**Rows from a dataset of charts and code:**
^^^^^^^^^^^^^^^^

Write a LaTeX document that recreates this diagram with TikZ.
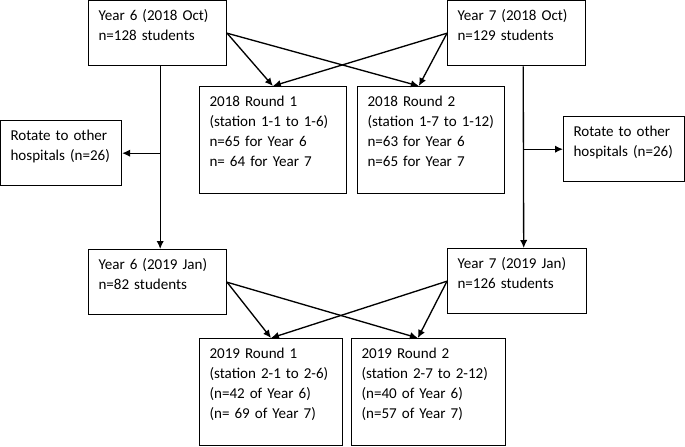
\documentclass[tikz,border=0pt]{standalone}
\usepackage{fontspec}
\setmainfont{Carlito}
\usepackage{tikz}
\usetikzlibrary{arrows.meta}

\begin{document}
\begin{tikzpicture}[x=0.75pt, y=-0.75pt,
  >={Latex[length=6pt,width=5.5pt]},
  box/.style={draw, line width=0.8pt, anchor=north west, align=left,
              font=\fontsize{11.3}{15}\selectfont, inner xsep=7.5pt, inner ysep=0pt,
              text height=15pt},
  two/.style={box, text depth=34pt},
  four/.style={box, text depth=65pt},
  link/.style={->, line width=1pt}]
  \useasboundingbox (0,0) rectangle (685,446);
  \node[two, text width=88.5pt] (y6oct) at (88,0) {Year 6 (2018 Oct)\\n=128 students};
  \node[two, text width=88.5pt] (y7oct) at (447,0) {Year 7 (2018 Oct)\\n=129 students};
  \node[four, text width=95pt] (r1a) at (199,86) {2018 Round 1\\(station 1-1 to 1-6)\\n=65 for Year 6\\n= 64 for Year 7};
  \node[four, text width=95pt] (r2a) at (357,86) {2018 Round 2\\(station 1-7 to 1-12)\\n=63 for Year 6\\n=65 for Year 7};
  \node[two, text width=75.75pt] (rotl) at (0,120) {Rotate to other\\hospitals (n=26)};
  \node[two, text width=75.75pt] (rotr) at (563,116) {Rotate to other\\hospitals (n=26)};
  \node[two, text width=88.5pt] (y6jan) at (88,249) {Year 6 (2019 Jan)\\n=82 students};
  \node[two, text width=89.25pt] (y7jan) at (447,248) {Year 7 (2019 Jan)\\n=126 students};
  \node[four, text width=92.25pt] (r1b) at (199,338) {2019 Round 1\\(station 2-1 to 2-6)\\(n=42 of Year 6)\\(n= 69 of Year 7)};
  \node[four, text width=100.5pt] (r2b) at (351,338) {2019 Round 2\\(station 2-7 to 2-12)\\(n=40 of Year 6)\\(n=57 of Year 7)};
  % 2018 rounds
  \draw[link] (y6oct.east) -- (r1a.north);
  \draw[link] (y6oct.east) -- ([xshift=-9pt]r2a.north);
  \draw[link] (y7oct.west) -- (r1a.north);
  \draw[link] (y7oct.west) -- ([xshift=-9pt]r2a.north);
  % on to January
  \draw[link] ([xshift=2pt]y6oct.south) -- ([xshift=2pt]y6jan.north);
  \draw[link] ([xshift=2pt]y6oct.south |- rotl.east) -- (rotl.east);
  \draw[link] ([xshift=5pt]y7oct.south) -- ([xshift=5pt]y7jan.north);
  \draw[link] ([xshift=5pt]y7oct.south |- rotr.west) -- (rotr.west);
  % 2019 rounds
  \draw[link] (y6jan.east) -- (r1b.north);
  \draw[link] (y6jan.east) -- ([xshift=-8pt]r2b.north);
  \draw[link] (y7jan.west) -- (r1b.north);
  \draw[link] (y7jan.west) -- ([xshift=-8pt]r2b.north);
\end{tikzpicture}
\end{document}
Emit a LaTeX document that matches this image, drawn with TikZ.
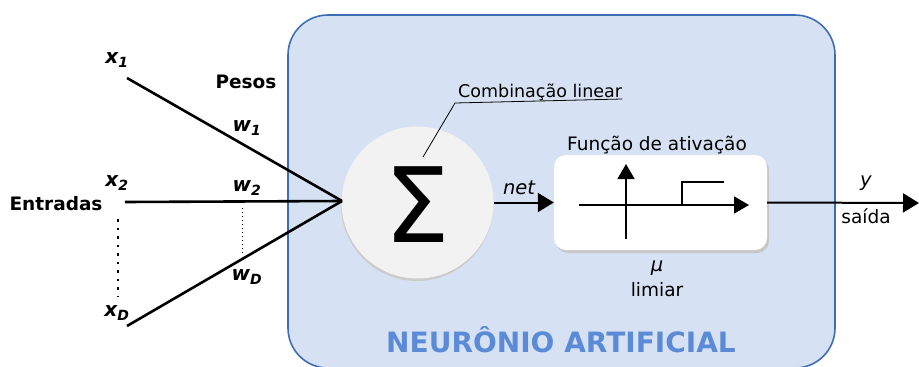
\documentclass[tikz,border=0pt]{standalone}
\usepackage{fontspec}
\setmainfont{DejaVu Sans}
\usetikzlibrary{arrows.meta}
\definecolor{boxfill}{HTML}{D6E2F4}
\definecolor{boxdraw}{HTML}{3D6DB5}
\definecolor{titleblue}{HTML}{5B8BD6}
\definecolor{circfill}{HTML}{F2F2F2}
\tikzset{
  lbl/.style={font=\fontsize{18.5}{22}\selectfont},
  ilbl/.style={font=\itshape\fontsize{19.5}{22}\selectfont},
  blbl/.style={font=\bfseries\fontsize{18.5}{22}\selectfont},
  var/.style={font=\bfseries\itshape\fontsize{20}{24}\selectfont},
  inline/.style={line width=2.6pt},
  arr/.style={line width=2pt,-{Triangle[length=16pt,width=19pt]}},
  axarr/.style={line width=1.6pt,-{Triangle[length=15pt,width=17pt]}},
}
\begin{document}
\begin{tikzpicture}[x=1pt,y=-1pt]
\useasboundingbox (0,0) rectangle (919,367);
% outer box
\draw[boxdraw,fill=boxfill,line width=1.6pt,rounded corners=40pt] (288,15) rectangle (835,368);
\node[font=\bfseries\fontsize{28}{32}\selectfont,text=titleblue] (title) at (561,340) {NEURÔNIO ARTIFICIAL};
% sum circle
\fill[black!20] (417,205) circle (76);
\node[circle,fill=circfill,minimum size=152pt,inner sep=0pt] (sum) at (417.5,202.5) {};
\node[font=\fontsize{104}{110}\selectfont,inner sep=0pt] (sigma) at (417.5,204.5) {Σ};
% label combination
\node[lbl,font=\fontsize{17.5}{20}\selectfont,anchor=south west,inner sep=0pt] (comb) at (458,101) {Combinação linear};
\coordinate (cu) at (455,103);
\coordinate (cl) at (423,157);
\draw[line width=0.8pt] (comb.south east) ++(0,-2) -- (cu) -- (cl);
% activation box
\fill[black!22,rounded corners=12pt] (556,158) rectangle (769,253);
\node[fill=white,rounded corners=12pt,minimum width=213pt,minimum height=95pt,inner sep=0pt] (act) at (660.5,202.5) {};
\node[lbl] (fatv) at (657,145) {Função de ativação};
\coordinate (hx0) at (579,205);
\coordinate (hx1) at (749,205);
\coordinate (vy0) at (626,239);
\coordinate (vy1) at (626,164);
\draw[axarr] (hx0) -- (hx1);
\draw[axarr] (vy0) -- (vy1);
\coordinate (s0) at (682,205);
\coordinate (s1) at (682,182);
\coordinate (s2) at (724,182);
\draw[line width=1.6pt] (s0) -- (s1) -- (s2);
\node[ilbl] (mu) at (657,268) {μ};
\node[lbl] (lim) at (657,290) {limiar};
% net
\draw[arr] (sum.east) -- (act.west);
\node[ilbl] (net) at (519,188) {net};
% output
\coordinate (out) at (919,203);
\draw[arr] (act.east) -- (out);
\node[ilbl] (y) at (866,183) {y};
\node[lbl] (said) at (866,216) {saída};
% inputs
\node[var] (x1) at (117,60) {x\textsubscript{1}};
\node[var] (x2) at (117,183) {x\textsubscript{2}};
\node[var] (xD) at (117,313) {x\textsubscript{D}};
\coordinate (x1e) at (127,78);
\coordinate (x2e) at (125,202);
\coordinate (xDe) at (127,326);
\coordinate (conv) at (342,201);
\draw[inline] (x1e) -- (conv);
\draw[inline] (x2e) -- (conv);
\draw[inline] (xDe) -- (conv);
\coordinate (d1a) at (118,219);
\coordinate (d1b) at (118,296);
\draw[line width=2.2pt,dash pattern=on 2.5pt off 6pt] (d1a) -- (d1b);
\coordinate (d2a) at (242,208);
\coordinate (d2b) at (242,254);
\draw[line width=1pt,dash pattern=on 1pt off 3pt] (d2a) -- (d2b);
\node[blbl] (pesos) at (246,82) {Pesos};
\node[blbl] (entr) at (56,204) {Entradas};
\node[var] (w1) at (247,128) {w\textsubscript{1}};
\node[var] (w2) at (247,188) {w\textsubscript{2}};
\node[var] (wD) at (247,277) {w\textsubscript{D}};
\end{tikzpicture}
\end{document}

^^^^^^^^^^^^^^^^

**Set problem:** Are you able to set down all the lines above exactly, without any pictures?

**Result of the exercise:**
Write a LaTeX document that recreates this diagram with TikZ.
\documentclass[tikz,border=0pt]{standalone}
\usepackage{fontspec}
\setmainfont{Carlito}
\usepackage{tikz}
\usetikzlibrary{arrows.meta}

\begin{document}
\begin{tikzpicture}[x=0.75pt, y=-0.75pt,
  >={Latex[length=6pt,width=5.5pt]},
  box/.style={draw, line width=0.8pt, anchor=north west, align=left,
              font=\fontsize{11.3}{15}\selectfont, inner xsep=7.5pt, inner ysep=0pt,
              text height=15pt},
  two/.style={box, text depth=34pt},
  four/.style={box, text depth=65pt},
  link/.style={->, line width=1pt}]
  \useasboundingbox (0,0) rectangle (685,446);
  \node[two, text width=88.5pt] (y6oct) at (88,0) {Year 6 (2018 Oct)\\n=128 students};
  \node[two, text width=88.5pt] (y7oct) at (447,0) {Year 7 (2018 Oct)\\n=129 students};
  \node[four, text width=95pt] (r1a) at (199,86) {2018 Round 1\\(station 1-1 to 1-6)\\n=65 for Year 6\\n= 64 for Year 7};
  \node[four, text width=95pt] (r2a) at (357,86) {2018 Round 2\\(station 1-7 to 1-12)\\n=63 for Year 6\\n=65 for Year 7};
  \node[two, text width=75.75pt] (rotl) at (0,120) {Rotate to other\\hospitals (n=26)};
  \node[two, text width=75.75pt] (rotr) at (563,116) {Rotate to other\\hospitals (n=26)};
  \node[two, text width=88.5pt] (y6jan) at (88,249) {Year 6 (2019 Jan)\\n=82 students};
  \node[two, text width=89.25pt] (y7jan) at (447,248) {Year 7 (2019 Jan)\\n=126 students};
  \node[four, text width=92.25pt] (r1b) at (199,338) {2019 Round 1\\(station 2-1 to 2-6)\\(n=42 of Year 6)\\(n= 69 of Year 7)};
  \node[four, text width=100.5pt] (r2b) at (351,338) {2019 Round 2\\(station 2-7 to 2-12)\\(n=40 of Year 6)\\(n=57 of Year 7)};
  % 2018 rounds
  \draw[link] (y6oct.east) -- (r1a.north);
  \draw[link] (y6oct.east) -- ([xshift=-9pt]r2a.north);
  \draw[link] (y7oct.west) -- (r1a.north);
  \draw[link] (y7oct.west) -- ([xshift=-9pt]r2a.north);
  % on to January
  \draw[link] ([xshift=2pt]y6oct.south) -- ([xshift=2pt]y6jan.north);
  \draw[link] ([xshift=2pt]y6oct.south |- rotl.east) -- (rotl.east);
  \draw[link] ([xshift=5pt]y7oct.south) -- ([xshift=5pt]y7jan.north);
  \draw[link] ([xshift=5pt]y7oct.south |- rotr.west) -- (rotr.west);
  % 2019 rounds
  \draw[link] (y6jan.east) -- (r1b.north);
  \draw[link] (y6jan.east) -- ([xshift=-8pt]r2b.north);
  \draw[link] (y7jan.west) -- (r1b.north);
  \draw[link] (y7jan.west) -- ([xshift=-8pt]r2b.north);
\end{tikzpicture}
\end{document}
Emit a LaTeX document that matches this image, drawn with TikZ.
\documentclass[tikz,border=0pt]{standalone}
\usepackage{fontspec}
\setmainfont{DejaVu Sans}
\usetikzlibrary{arrows.meta}
\definecolor{boxfill}{HTML}{D6E2F4}
\definecolor{boxdraw}{HTML}{3D6DB5}
\definecolor{titleblue}{HTML}{5B8BD6}
\definecolor{circfill}{HTML}{F2F2F2}
\tikzset{
  lbl/.style={font=\fontsize{18.5}{22}\selectfont},
  ilbl/.style={font=\itshape\fontsize{19.5}{22}\selectfont},
  blbl/.style={font=\bfseries\fontsize{18.5}{22}\selectfont},
  var/.style={font=\bfseries\itshape\fontsize{20}{24}\selectfont},
  inline/.style={line width=2.6pt},
  arr/.style={line width=2pt,-{Triangle[length=16pt,width=19pt]}},
  axarr/.style={line width=1.6pt,-{Triangle[length=15pt,width=17pt]}},
}
\begin{document}
\begin{tikzpicture}[x=1pt,y=-1pt]
\useasboundingbox (0,0) rectangle (919,367);
% outer box
\draw[boxdraw,fill=boxfill,line width=1.6pt,rounded corners=40pt] (288,15) rectangle (835,368);
\node[font=\bfseries\fontsize{28}{32}\selectfont,text=titleblue] (title) at (561,340) {NEURÔNIO ARTIFICIAL};
% sum circle
\fill[black!20] (417,205) circle (76);
\node[circle,fill=circfill,minimum size=152pt,inner sep=0pt] (sum) at (417.5,202.5) {};
\node[font=\fontsize{104}{110}\selectfont,inner sep=0pt] (sigma) at (417.5,204.5) {Σ};
% label combination
\node[lbl,font=\fontsize{17.5}{20}\selectfont,anchor=south west,inner sep=0pt] (comb) at (458,101) {Combinação linear};
\coordinate (cu) at (455,103);
\coordinate (cl) at (423,157);
\draw[line width=0.8pt] (comb.south east) ++(0,-2) -- (cu) -- (cl);
% activation box
\fill[black!22,rounded corners=12pt] (556,158) rectangle (769,253);
\node[fill=white,rounded corners=12pt,minimum width=213pt,minimum height=95pt,inner sep=0pt] (act) at (660.5,202.5) {};
\node[lbl] (fatv) at (657,145) {Função de ativação};
\coordinate (hx0) at (579,205);
\coordinate (hx1) at (749,205);
\coordinate (vy0) at (626,239);
\coordinate (vy1) at (626,164);
\draw[axarr] (hx0) -- (hx1);
\draw[axarr] (vy0) -- (vy1);
\coordinate (s0) at (682,205);
\coordinate (s1) at (682,182);
\coordinate (s2) at (724,182);
\draw[line width=1.6pt] (s0) -- (s1) -- (s2);
\node[ilbl] (mu) at (657,268) {μ};
\node[lbl] (lim) at (657,290) {limiar};
% net
\draw[arr] (sum.east) -- (act.west);
\node[ilbl] (net) at (519,188) {net};
% output
\coordinate (out) at (919,203);
\draw[arr] (act.east) -- (out);
\node[ilbl] (y) at (866,183) {y};
\node[lbl] (said) at (866,216) {saída};
% inputs
\node[var] (x1) at (117,60) {x\textsubscript{1}};
\node[var] (x2) at (117,183) {x\textsubscript{2}};
\node[var] (xD) at (117,313) {x\textsubscript{D}};
\coordinate (x1e) at (127,78);
\coordinate (x2e) at (125,202);
\coordinate (xDe) at (127,326);
\coordinate (conv) at (342,201);
\draw[inline] (x1e) -- (conv);
\draw[inline] (x2e) -- (conv);
\draw[inline] (xDe) -- (conv);
\coordinate (d1a) at (118,219);
\coordinate (d1b) at (118,296);
\draw[line width=2.2pt,dash pattern=on 2.5pt off 6pt] (d1a) -- (d1b);
\coordinate (d2a) at (242,208);
\coordinate (d2b) at (242,254);
\draw[line width=1pt,dash pattern=on 1pt off 3pt] (d2a) -- (d2b);
\node[blbl] (pesos) at (246,82) {Pesos};
\node[blbl] (entr) at (56,204) {Entradas};
\node[var] (w1) at (247,128) {w\textsubscript{1}};
\node[var] (w2) at (247,188) {w\textsubscript{2}};
\node[var] (wD) at (247,277) {w\textsubscript{D}};
\end{tikzpicture}
\end{document}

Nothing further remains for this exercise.